Lat.: Anser fabalis
Doortrekker en wintergast in vrij groot tot groot aantal in alle delen van Drenthe. Op pleisterplaatsen in Noord- en Zuidwest-Drenthe worden beide ondersoorten (de taiga- en de toendravorm) waargenomen, elders in Drenthe meestal alleen rietganzen van de taigavorm, wat voor Nederland uitzonderlijk is. De rietganzen fourageren zowel op open als op besloten gelegen gras- en bouwlanden en hebben voorkeur voor akkers met oogstresten van aardappelen, suikerbieten en maïs. De ganzen overnachten op het water of op het ijs in vennen, hoogveengebieden, meren en vloeivelden.

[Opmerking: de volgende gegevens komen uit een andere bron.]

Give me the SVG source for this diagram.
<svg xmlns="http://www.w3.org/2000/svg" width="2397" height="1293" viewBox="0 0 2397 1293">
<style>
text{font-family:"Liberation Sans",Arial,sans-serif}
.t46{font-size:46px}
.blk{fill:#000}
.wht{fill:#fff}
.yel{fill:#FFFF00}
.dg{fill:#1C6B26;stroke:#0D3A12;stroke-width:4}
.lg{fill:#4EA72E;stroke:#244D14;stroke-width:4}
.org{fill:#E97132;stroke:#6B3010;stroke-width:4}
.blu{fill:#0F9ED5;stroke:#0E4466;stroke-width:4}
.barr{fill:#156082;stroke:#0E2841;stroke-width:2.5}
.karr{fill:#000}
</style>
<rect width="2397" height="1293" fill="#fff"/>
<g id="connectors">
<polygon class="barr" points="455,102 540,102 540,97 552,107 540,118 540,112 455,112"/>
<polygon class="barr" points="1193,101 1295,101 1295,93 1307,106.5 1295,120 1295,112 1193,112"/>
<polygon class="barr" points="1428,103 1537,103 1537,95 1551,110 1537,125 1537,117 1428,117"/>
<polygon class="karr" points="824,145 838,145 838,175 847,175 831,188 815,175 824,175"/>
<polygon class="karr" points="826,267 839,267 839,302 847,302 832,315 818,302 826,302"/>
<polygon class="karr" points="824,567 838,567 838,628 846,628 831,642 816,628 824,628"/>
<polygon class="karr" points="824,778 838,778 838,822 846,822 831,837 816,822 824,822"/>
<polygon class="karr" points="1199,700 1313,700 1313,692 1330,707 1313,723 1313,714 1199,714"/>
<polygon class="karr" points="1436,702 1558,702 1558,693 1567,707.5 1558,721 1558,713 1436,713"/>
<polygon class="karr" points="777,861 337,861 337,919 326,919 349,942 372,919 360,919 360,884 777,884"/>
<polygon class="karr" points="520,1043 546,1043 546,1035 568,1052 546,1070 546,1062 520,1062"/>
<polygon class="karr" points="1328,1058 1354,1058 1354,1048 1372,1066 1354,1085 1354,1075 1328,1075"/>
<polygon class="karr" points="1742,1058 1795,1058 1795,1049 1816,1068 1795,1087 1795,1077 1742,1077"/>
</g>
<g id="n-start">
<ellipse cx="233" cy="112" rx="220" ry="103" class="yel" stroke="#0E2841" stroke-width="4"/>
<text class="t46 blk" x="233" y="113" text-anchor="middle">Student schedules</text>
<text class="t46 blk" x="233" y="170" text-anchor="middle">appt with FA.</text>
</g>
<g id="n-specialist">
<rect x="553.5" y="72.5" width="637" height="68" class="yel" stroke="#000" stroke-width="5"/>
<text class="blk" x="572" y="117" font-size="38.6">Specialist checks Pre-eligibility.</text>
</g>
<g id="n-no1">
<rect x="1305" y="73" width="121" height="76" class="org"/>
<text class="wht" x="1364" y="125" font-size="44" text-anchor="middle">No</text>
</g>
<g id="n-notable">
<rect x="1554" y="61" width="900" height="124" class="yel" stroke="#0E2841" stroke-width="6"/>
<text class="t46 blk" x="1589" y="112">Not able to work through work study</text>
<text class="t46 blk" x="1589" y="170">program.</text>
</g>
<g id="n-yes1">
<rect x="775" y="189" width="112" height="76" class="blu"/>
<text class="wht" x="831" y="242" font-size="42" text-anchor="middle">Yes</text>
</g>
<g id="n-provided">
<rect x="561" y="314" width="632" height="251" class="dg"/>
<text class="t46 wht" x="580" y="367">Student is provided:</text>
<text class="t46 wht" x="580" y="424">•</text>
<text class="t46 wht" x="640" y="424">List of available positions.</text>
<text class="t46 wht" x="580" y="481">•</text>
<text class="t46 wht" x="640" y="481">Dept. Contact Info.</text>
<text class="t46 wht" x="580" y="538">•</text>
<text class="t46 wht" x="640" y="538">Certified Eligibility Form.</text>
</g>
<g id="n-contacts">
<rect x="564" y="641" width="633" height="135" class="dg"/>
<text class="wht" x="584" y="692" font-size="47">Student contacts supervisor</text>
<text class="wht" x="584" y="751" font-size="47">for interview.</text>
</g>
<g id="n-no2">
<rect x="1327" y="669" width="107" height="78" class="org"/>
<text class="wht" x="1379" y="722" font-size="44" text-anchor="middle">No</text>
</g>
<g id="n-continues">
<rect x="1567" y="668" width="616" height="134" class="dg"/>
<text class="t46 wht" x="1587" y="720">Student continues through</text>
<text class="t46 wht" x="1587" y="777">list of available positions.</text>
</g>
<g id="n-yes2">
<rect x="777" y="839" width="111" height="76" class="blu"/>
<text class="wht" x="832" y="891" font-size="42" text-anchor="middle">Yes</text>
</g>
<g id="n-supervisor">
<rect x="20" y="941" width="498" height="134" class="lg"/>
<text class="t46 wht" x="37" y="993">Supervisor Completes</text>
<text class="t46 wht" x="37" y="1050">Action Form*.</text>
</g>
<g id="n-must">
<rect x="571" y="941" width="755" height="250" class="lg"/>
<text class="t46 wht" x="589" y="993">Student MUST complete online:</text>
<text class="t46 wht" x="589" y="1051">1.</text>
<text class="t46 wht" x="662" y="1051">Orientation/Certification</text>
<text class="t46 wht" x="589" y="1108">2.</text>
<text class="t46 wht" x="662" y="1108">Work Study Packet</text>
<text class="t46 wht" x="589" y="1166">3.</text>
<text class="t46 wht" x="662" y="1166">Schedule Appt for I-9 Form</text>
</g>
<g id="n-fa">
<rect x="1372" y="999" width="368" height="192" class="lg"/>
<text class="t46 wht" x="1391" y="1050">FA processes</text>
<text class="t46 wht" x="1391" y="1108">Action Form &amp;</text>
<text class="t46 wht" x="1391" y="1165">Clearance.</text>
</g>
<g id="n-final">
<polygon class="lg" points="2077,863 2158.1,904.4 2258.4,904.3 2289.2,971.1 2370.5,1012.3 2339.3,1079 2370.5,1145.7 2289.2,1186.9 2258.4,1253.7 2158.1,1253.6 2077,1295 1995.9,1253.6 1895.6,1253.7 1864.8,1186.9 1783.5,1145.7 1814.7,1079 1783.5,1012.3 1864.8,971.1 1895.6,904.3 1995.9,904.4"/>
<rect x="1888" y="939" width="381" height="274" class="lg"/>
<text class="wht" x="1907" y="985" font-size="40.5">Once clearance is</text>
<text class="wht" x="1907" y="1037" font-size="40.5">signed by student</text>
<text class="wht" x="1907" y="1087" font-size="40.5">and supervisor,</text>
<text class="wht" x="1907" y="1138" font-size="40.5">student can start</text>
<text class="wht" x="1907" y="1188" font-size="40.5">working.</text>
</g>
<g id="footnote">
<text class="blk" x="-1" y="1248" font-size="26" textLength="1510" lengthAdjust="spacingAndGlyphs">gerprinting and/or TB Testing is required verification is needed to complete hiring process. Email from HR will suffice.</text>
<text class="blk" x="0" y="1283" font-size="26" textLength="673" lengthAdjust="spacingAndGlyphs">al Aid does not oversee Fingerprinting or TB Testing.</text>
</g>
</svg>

De grootste aantallen (tot 15.000 exemplaren gemiddeld) worden waargenomen tussen half januari en begin maart, met name in het Hunzedal en de Veenkoloniën en in het westen van de provincie van het Leekstermeer tot in het Dwingelderveld. Bij strenge winters neemt het aantal sterk toe (tot 60.000 exemplaren) vanuit oostelijker gelegen overwinteringsgebieden. Drenthe is dan ook een overwinteringsgebied van internationaal belang.